Review the terms of the lease, and determine (a) what deductions can be made from the security deposit, and (b) what charges can be made for lease changes or tenant changes. If the amount and type of deduction for "lawyer fee" is included in either of those areas, then it sounds like the landlord did what the lease allowed. But if not, then the deduction could be improper. If you're in the U.S., you could see a lawyer specializing in landlord-tenant law; or there might be a "tenants' union" in your area, which is usually a nonprofit organization that provides information for tenants to exercise their rights.


He deducted it from my security deposit without giving me a chance to review it. I feel like I am being taken advantage of.

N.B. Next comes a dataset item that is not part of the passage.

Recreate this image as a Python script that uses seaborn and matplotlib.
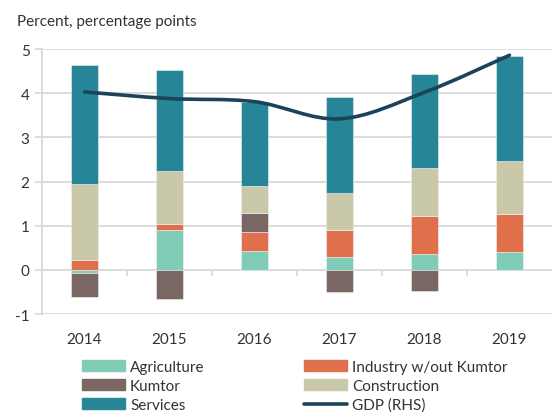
import numpy as np
import pandas as pd
import seaborn as sns
import matplotlib
matplotlib.use("Agg")
import matplotlib.pyplot as plt
from matplotlib.path import Path
from matplotlib.patches import PathPatch, Patch
from matplotlib.lines import Line2D

# Contributions to growth, percentage points
years = ["2014", "2015", "2016", "2017", "2018", "2019"]
agriculture = [-0.07, 0.91, 0.42, 0.29, 0.35, 0.41]
industry = [0.23, 0.12, 0.43, 0.62, 0.87, 0.86]
kumtor = [-0.55, -0.65, 0.44, -0.50, -0.47, 0.0]
construction = [1.71, 1.22, 0.61, 0.83, 1.08, 1.20]
services = [2.69, 2.27, 1.90, 2.18, 2.14, 2.38]
gdp = [4.03, 3.88, 3.81, 3.42, 4.02, 4.86]

series_names = ["Agriculture", "Industry w/out Kumtor", "Kumtor", "Construction", "Services"]
series_values = [agriculture, industry, kumtor, construction, services]
colors = ["#80ccb6", "#e06f4c", "#7a6662", "#c9c8a8", "#268597"]
gdp_color = "#1d435a"

sns.set_theme(style="white")
plt.rcParams["font.family"] = ["Lato", "DejaVu Sans"]
plt.rcParams["axes.unicode_minus"] = False

fig = plt.figure(figsize=(5.53, 4.14), dpi=100)
ax = fig.add_axes([0.076, 0.239, 0.922, 0.64])

# Stack positive and negative contributions separately
pos_base = np.zeros(len(years))
neg_base = np.zeros(len(years))
for name, vals, col in zip(series_names, series_values, colors):
    v = np.asarray(vals, dtype=float)
    bottom = np.where(v >= 0, pos_base, neg_base)
    df = pd.DataFrame({"year": years, "value": v})
    sns.barplot(data=df, x="year", y="value", bottom=bottom, color=col,
                width=0.31, edgecolor="#f2f2f2", linewidth=0.4, ax=ax,
                saturation=1, errorbar=None)
    pos_base = pos_base + np.where(v >= 0, v, 0)
    neg_base = neg_base + np.where(v < 0, v, 0)

# Smoothed GDP line (Bezier through the yearly values)
xs = np.arange(len(years), dtype=float)
ys = np.asarray(gdp, dtype=float)
pts = np.column_stack([xs, ys])
verts = [pts[0]]
codes = [Path.MOVETO]
n = len(pts)
for i in range(n - 1):
    p0 = pts[i - 1] if i > 0 else pts[i]
    p1 = pts[i]
    p2 = pts[i + 1]
    p3 = pts[i + 2] if i + 2 < n else pts[i + 1]
    c1 = p1 + (p2 - p0) / 6.0
    c2 = p2 - (p3 - p1) / 6.0
    verts += [c1, c2, p2]
    codes += [Path.CURVE4] * 3
ax.add_patch(PathPatch(Path(verts, codes), facecolor="none", edgecolor=gdp_color,
                       lw=2.6, capstyle="round", zorder=5))

# Axes styling
ax.set_xlim(-0.5, len(years) - 0.5)
ax.set_ylim(-1, 5)
ax.set_yticks(range(-1, 6))
ax.set_xlabel("")
ax.set_ylabel("")
grid_col = "#d9d9d9"
ax.yaxis.grid(True, color=grid_col, lw=1.3)
ax.set_axisbelow(True)
for s in ["top", "right", "bottom"]:
    ax.spines[s].set_visible(False)
ax.spines["left"].set_color(grid_col)
ax.spines["left"].set_linewidth(1.3)
ax.tick_params(axis="y", which="major", left=True, length=5, width=1.3, color=grid_col,
               labelsize=11, labelcolor="#333333", pad=4)
ax.tick_params(axis="x", length=0, labelsize=11, labelcolor="#333333", pad=13)

# Category separators on the zero line
sec = ax.secondary_xaxis(0, transform=ax.transData)
sec.set_xticks(np.arange(len(years) - 1) + 0.5)
sec.set_xticklabels([])
sec.tick_params(length=4, width=1.3, color=grid_col)
sec.spines["bottom"].set_visible(False)

fig.text(0.03, 0.947, "Percent, percentage points", fontsize=11, color="#333333",
         ha="left", va="center")

handles = [Patch(color=colors[0]), Patch(color=colors[2]), Patch(color=colors[4]),
           Patch(color=colors[1]), Patch(color=colors[3]),
           Line2D([], [], color=gdp_color, lw=2.6, solid_capstyle="round")]
labels = ["Agriculture", "Kumtor", "Services", "Industry w/out Kumtor", "Construction", "GDP (RHS)"]
fig.legend(handles, labels, ncol=2, loc="upper left", bbox_to_anchor=(0.148, 0.128),
           frameon=False, fontsize=11, handlelength=2.8, handleheight=0.7,
           handletextpad=0.35, columnspacing=6.5, labelspacing=0.32,
           borderaxespad=0, borderpad=0, labelcolor="#333333")

fig.savefig("out.png", dpi=100)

Indeed you are, unless this issue in particular is explicitly provided in the terms of the lease. The reason why I use italics for "explicitly" is that the act of adding someone to a lease is not complex enough to warrant assistance by some lawyer. A landlord is not entitled to unreasonable expenses, especially if he failed to notify you beforehand so that you can make an informed decision on how to proceed.

It is unclear whether you question the legitimacy of the receipt, but you are entitled to proof of the alleged expenses. It seems that you have a viable claim under multiple legal theories such as breach of contract and conversion.

You did not specify your jurisdiction and the amount in dispute. In some countries the tenant might be required to undergo an "alternative dispute resolution" (ADR) venue instead of court. The amount in dispute is also relevant for determining whether the matter would have to be litigated in Small Claims Court or the non-US equivalent. If the lease provides for ADR, then that takes priority regarding how to proceed.

Be sure that your subsequent interaction with the landlord be in writing, since that might make it easier for you to prove your claims.